*Recorded information:*
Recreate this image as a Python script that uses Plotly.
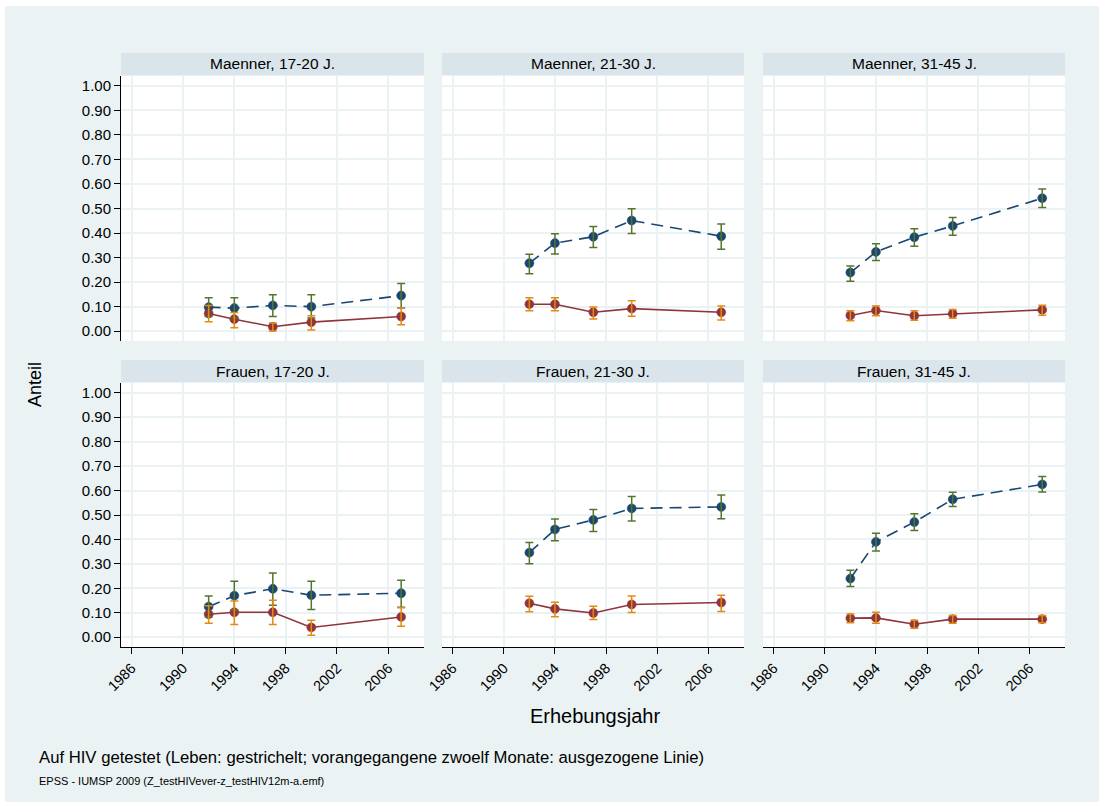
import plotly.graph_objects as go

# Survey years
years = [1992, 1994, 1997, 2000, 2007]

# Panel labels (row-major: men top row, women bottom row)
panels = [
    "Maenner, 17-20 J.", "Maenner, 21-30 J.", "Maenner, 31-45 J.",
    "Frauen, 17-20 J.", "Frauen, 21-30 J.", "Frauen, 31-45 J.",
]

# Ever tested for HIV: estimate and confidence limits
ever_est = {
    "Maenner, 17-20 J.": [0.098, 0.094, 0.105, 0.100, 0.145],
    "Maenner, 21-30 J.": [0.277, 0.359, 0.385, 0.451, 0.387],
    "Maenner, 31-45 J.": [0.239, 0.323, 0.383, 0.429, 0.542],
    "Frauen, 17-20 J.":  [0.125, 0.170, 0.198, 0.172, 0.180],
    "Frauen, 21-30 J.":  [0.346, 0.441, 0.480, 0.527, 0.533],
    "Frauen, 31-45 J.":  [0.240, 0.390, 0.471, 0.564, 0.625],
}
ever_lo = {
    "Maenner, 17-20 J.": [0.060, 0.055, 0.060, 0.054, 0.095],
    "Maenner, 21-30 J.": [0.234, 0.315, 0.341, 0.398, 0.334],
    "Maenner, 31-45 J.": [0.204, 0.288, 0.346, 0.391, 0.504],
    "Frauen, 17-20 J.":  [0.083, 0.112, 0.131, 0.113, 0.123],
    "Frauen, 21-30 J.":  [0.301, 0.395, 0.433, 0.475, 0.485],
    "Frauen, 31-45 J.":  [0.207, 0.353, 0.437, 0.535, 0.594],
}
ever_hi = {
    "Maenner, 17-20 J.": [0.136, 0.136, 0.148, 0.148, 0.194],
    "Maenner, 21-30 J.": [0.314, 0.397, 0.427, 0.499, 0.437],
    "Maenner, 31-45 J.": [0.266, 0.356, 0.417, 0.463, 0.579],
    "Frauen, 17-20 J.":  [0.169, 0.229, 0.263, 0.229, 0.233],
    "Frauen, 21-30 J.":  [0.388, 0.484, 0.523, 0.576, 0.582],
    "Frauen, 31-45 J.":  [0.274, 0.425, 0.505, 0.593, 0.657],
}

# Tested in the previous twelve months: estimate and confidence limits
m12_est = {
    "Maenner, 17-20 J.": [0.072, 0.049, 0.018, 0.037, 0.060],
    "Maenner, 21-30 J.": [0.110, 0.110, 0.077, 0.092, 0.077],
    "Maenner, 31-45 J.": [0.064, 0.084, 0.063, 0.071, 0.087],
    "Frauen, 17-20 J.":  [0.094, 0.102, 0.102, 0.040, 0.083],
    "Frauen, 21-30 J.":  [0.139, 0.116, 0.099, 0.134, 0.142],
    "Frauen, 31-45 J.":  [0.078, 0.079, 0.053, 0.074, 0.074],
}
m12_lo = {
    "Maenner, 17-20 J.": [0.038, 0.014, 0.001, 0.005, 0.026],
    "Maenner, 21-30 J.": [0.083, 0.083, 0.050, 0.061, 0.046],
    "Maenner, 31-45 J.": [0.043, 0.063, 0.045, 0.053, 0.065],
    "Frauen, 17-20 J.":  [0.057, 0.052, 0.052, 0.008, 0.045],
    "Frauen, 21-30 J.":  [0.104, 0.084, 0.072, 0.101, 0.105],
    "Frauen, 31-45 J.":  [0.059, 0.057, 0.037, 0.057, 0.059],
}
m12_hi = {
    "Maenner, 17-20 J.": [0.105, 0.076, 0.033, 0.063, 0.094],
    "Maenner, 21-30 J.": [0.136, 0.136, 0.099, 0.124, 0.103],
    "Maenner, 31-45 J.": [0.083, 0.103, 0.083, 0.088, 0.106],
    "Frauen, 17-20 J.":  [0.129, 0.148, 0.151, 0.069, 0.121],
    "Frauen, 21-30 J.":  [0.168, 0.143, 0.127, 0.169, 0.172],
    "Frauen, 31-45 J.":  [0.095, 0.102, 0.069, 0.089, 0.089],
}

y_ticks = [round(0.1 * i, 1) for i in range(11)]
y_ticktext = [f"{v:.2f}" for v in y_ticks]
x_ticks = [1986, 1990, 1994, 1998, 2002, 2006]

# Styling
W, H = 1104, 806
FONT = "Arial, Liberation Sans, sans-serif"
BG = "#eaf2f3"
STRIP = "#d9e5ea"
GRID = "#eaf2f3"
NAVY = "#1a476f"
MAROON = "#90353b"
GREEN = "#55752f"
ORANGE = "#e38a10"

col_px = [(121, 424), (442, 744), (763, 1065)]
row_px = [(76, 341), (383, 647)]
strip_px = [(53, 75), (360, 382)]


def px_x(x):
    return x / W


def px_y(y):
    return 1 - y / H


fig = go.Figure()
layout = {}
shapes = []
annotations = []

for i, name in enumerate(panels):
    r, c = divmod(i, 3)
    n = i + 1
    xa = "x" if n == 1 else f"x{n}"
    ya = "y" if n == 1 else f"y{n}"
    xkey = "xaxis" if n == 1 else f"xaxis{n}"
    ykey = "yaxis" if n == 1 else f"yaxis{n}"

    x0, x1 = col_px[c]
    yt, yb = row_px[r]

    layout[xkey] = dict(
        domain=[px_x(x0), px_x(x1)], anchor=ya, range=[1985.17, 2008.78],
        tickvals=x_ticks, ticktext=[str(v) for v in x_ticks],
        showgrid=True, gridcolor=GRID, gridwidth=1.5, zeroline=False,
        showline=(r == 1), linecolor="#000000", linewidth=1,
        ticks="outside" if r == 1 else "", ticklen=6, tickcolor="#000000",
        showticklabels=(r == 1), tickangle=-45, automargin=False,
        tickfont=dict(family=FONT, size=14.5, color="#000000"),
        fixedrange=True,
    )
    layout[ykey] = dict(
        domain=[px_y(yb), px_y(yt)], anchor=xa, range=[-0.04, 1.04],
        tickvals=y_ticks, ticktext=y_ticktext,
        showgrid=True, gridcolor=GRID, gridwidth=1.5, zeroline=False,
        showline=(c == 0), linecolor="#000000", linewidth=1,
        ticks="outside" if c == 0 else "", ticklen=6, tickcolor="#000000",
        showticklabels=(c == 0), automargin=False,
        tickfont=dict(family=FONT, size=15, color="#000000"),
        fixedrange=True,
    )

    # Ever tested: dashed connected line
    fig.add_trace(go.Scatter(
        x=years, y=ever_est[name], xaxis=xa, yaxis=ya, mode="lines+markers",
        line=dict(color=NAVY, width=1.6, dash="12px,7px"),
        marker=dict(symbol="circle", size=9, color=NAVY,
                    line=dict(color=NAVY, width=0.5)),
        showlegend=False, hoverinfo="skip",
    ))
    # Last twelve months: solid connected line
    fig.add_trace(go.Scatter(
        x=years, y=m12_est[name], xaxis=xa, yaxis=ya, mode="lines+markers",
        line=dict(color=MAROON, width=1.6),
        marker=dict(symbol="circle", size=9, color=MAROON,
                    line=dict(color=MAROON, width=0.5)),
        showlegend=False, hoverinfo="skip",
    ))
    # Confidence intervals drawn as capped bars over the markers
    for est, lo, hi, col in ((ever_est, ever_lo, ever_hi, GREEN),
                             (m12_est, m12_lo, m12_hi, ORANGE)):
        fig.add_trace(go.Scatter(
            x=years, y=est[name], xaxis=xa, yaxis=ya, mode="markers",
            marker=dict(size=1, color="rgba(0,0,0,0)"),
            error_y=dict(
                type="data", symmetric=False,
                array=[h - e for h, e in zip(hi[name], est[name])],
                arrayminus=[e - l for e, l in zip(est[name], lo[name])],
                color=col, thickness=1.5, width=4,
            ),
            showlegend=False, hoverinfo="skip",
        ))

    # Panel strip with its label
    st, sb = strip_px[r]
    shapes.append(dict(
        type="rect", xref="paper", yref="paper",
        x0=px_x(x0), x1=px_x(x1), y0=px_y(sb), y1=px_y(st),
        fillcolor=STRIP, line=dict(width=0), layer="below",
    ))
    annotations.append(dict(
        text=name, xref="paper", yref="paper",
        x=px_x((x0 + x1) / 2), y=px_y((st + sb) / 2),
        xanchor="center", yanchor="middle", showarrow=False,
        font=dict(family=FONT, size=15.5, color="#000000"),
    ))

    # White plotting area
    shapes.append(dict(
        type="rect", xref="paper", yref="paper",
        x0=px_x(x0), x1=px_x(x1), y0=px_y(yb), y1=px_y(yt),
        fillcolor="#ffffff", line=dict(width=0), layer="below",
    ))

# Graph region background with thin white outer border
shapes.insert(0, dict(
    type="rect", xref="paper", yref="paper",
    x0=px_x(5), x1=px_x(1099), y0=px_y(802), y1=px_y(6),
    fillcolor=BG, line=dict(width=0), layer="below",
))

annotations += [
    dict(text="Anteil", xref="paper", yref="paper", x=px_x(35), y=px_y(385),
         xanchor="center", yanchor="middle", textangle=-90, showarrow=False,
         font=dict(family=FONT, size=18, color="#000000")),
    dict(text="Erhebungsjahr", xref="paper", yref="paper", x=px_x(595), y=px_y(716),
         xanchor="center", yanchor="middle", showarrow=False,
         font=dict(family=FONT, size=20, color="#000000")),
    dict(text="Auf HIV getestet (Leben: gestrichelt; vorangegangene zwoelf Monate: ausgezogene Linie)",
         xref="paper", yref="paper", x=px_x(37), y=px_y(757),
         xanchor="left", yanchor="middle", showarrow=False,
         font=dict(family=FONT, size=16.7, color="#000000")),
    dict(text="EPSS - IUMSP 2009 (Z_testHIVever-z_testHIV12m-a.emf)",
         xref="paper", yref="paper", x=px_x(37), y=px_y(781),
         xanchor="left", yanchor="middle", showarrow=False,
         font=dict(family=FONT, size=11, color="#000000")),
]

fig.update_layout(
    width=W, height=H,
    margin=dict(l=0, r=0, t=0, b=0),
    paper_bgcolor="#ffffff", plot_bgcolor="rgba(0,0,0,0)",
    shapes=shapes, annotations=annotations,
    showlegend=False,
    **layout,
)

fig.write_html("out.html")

*What the task requires:* Your task is to restate word for word the lines from the top of the data to the line containing "years = [1992, 1994, 1997, 2000, 2007]", both ends included, with every picture left out.

*Solution to the problem:*
Recreate this image as a Python script that uses Plotly.
import plotly.graph_objects as go

# Survey years
years = [1992, 1994, 1997, 2000, 2007]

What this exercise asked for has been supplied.